Arm yourself with the knowledge that they can smell spilt blood from a mile and detect a soul from a hundred yards (200 cubits).
Injuries that would lay a man low do naught but diminish their spiritual mass, for it is their self-image that binds their form together, not flesh and blood.
The greater their position in the demonic hierarchy the greater their control over their spiritual mass.
So much is this the case that the mightiest among them might make themselves as slippery as an eel, as wild as lightning, and as solid as shadow.
Only in their crypt, their coffin, might they recover this though they refresh themselves when they drink of a man’s blood.
-The Red Gospel
Chapter 2, Verse 14-21
“These were descended from the giants in Gath, and they fell by the hand of David and by the hand of his servants.”
Hellhounds are a weapon of war, a vessel akin to a mech for a vampire that is designed to amplify the destructive abilities of a fang several fold. They are vat-grown giant synthetic corpses created in industrial laboratories. The body, once fully grown, much of its physical form is replaced by synthetic parts, armor and weapons being either grafted on or affixed like a suit of armor.
When a vampire bites a Hellhound it is “ghouled”, turning into an undead under its control. Because simply killing a hound before a vampire gets to it would just result in a corpse, they are kept alive until a hired fang can bite it. Once this has been done any fang can affix themselves to it and take control from the original vampire. Only a spiritual connection is required to control the Hellhound and being within it allows the vampire to obtain the most precise and quick control.
The cost of creating a hound is on par with the cost of a warship and, under the right circumstances, hounds are far more effective. Most hounds are mass production jobs, though no two are exactly the same as a result of the various ways the human bodies grow. Currently, Neomerica and The Union both have the most active necrobiology labs that produce several hounds each year and the NA have begun producing bespoke units.
There are clearly moral concerns about the creation of a hound, not least of which is the creation of a life that will be turned into a mindless weapon of war. Human rights groups have been clashing with the military over the creation of them and many religious groups oppose them on the basis of their beliefs. Necrobiology labs use strict selection criteria to only use embryos deemed non-viable, though their adherence to this has been hotly debated.

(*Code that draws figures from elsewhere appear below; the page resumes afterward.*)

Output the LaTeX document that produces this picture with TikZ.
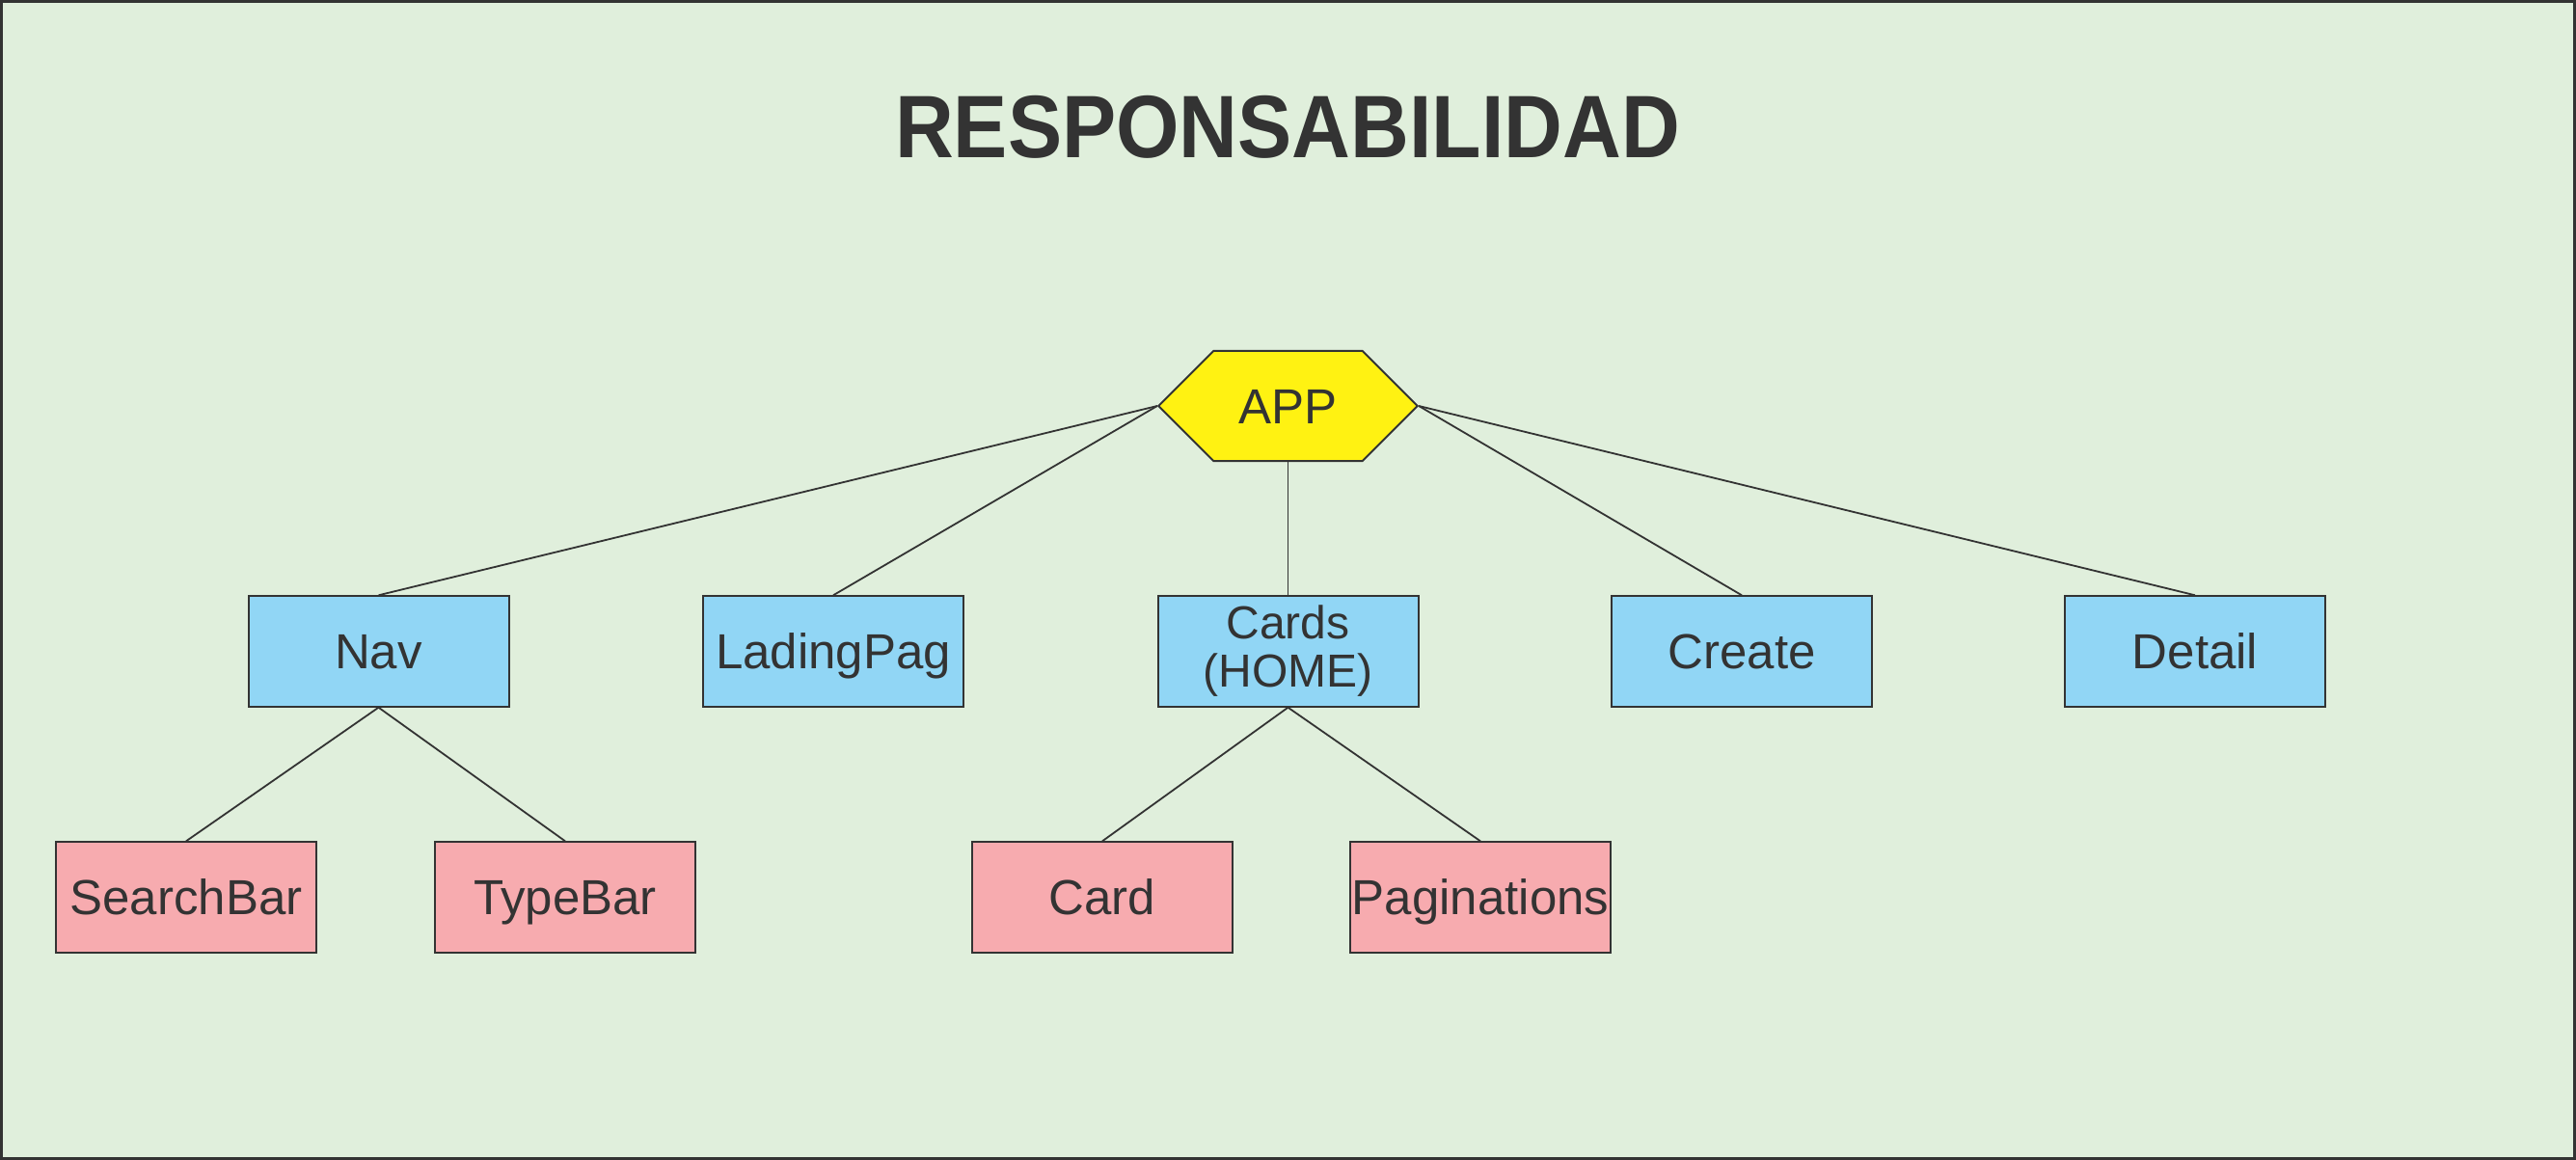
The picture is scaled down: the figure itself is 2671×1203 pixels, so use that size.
\documentclass[tikz,border=0pt]{standalone}
\usepackage{fontspec}
\setmainfont{Liberation Sans}
\newfontfamily\titlefont[FakeStretch=0.915]{Liberation Sans}
\usetikzlibrary{shapes.symbols}
\definecolor{bgc}{RGB}{224,239,220}
\definecolor{inkc}{RGB}{51,51,51}
\definecolor{bluec}{RGB}{145,214,245}
\definecolor{pinkc}{RGB}{247,171,175}
\definecolor{yelc}{RGB}{255,242,18}
\tikzset{
  box/.style={draw=inkc, line width=1pt, minimum width=135pt, minimum height=57.2pt, inner sep=0pt, text=inkc, font=\fontsize{25.5}{30}\selectfont, text height=18.3pt, text depth=0pt},
  bluebox/.style={box, fill=bluec},
  pinkbox/.style={box, fill=pinkc},
  link/.style={draw=inkc, line width=0.9pt},
}
\begin{document}
\begin{tikzpicture}[x=0.5pt,y=-0.5pt]
\useasboundingbox (0,0) rectangle (2671,1203);
\draw[fill=bgc, draw=inkc, line width=1.5pt] (1.5,1.5) rectangle (2669.5,1201.5);
\node[text=inkc, font=\titlefont\fontsize{46}{55}\selectfont\bfseries, inner sep=0pt, text height=33pt, text depth=0pt] (title) at (1335,130.5) {RESPONSABILIDAD};
\node[signal, signal to=east and west, signal pointer angle=90, draw=inkc, line width=1pt, fill=yelc, minimum width=134.2pt, minimum height=57pt, inner sep=0pt, text=inkc, font=\fontsize{25.5}{30}\selectfont, text height=18.3pt, text depth=0pt] (app) at (1335.5,421) {APP};
\node[bluebox] (nav) at (392.5,675.5) {Nav};
\node[bluebox] (lad) at (864,675.5) {LadingPag};
\node[bluebox, font=\fontsize{24}{25}\selectfont, align=center, text height=, text depth=] (cards) at (1335.5,675.5) {Cards\\(HOME)};
\node[bluebox] (create) at (1806,675.5) {Create};
\node[bluebox] (detail) at (2276,675.5) {Detail};
\node[pinkbox] (search) at (193,930.5) {SearchBar};
\node[pinkbox] (type) at (586,930.5) {TypeBar};
\node[pinkbox] (card) at (1143,930.5) {Card};
\node[pinkbox] (pag) at (1535,930.5) {Paginations};
\draw[link] (app.west) -- (nav.north);
\draw[link] (app.west) -- (lad.north);
\draw[link] (app.south) -- (cards.north);
\draw[link] (app.east) -- (create.north);
\draw[link] (app.east) -- (detail.north);
\draw[link] (nav.south) -- (search.north);
\draw[link] (nav.south) -- (type.north);
\draw[link] (cards.south) -- (card.north);
\draw[link] (cards.south) -- (pag.north);
\end{tikzpicture}
\end{document}
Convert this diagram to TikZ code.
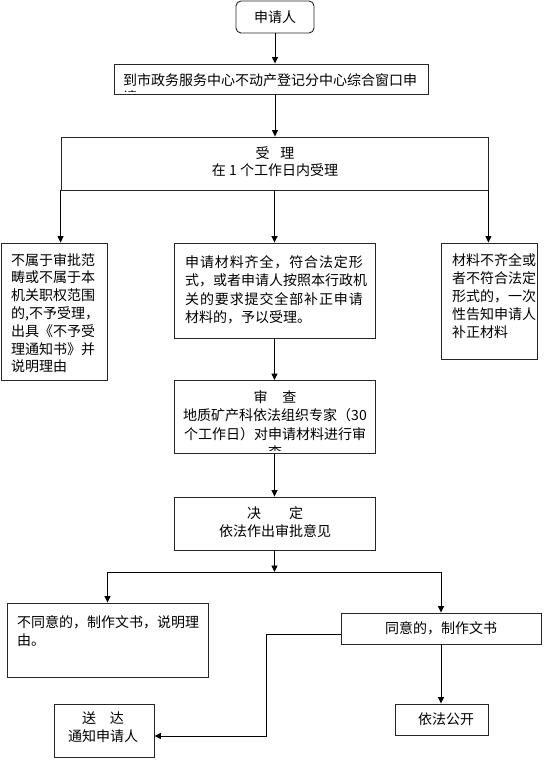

According to necrobiologists, there is never a flicker of life or even consciousness beyond the autonomic functions the body needs to maintain homeostasis. Whether or not hounds have “souls” is another fiercely debated subject and the question over what happens to them when given to a vampire is a major cause for concern. Several times courts have ruled that the creation of hounds is illegal on humanitarian grounds, and as a result the Trans-Asian Alliance currently bans their creation.
The history of hounds is said to go back all the way to the dark ages when vampires would adopt strong-looking children and raise them to be powerful warriors before ghouling them during their prime and turning them into their eternal soldiers. While this is debated, hounds as we know them today first appeared before WWIII. Their early forms were more armored ghouls that lugged heavy armored coffins around and had some weapons. These eventually formed into bio-engineered beings and by WWIII they had largely taken the form they have today.
In extreme situations, a vampire can bite into a Hellhound and can essentially convert it from a ghoul to a vampire in its own right (or at least something similar). Rumors say the soul of the hound is sent to Hell and if the devil himself finds the vampire’s cause acceptable it “turns” the mech into a purely spiritual being. If the devil rejects it both the hound and the vampire burn to death in hellfire.
A “vamped” Hellhound becomes feral, unbound from the conventional laws of the world, and becomes a sort of spiritual or energy-based lifeform for a short time. After “bleeding it dry” (as it is called) the suit dies and burns away. Because vamping a Hellhound destroys it, making this an act of desperation.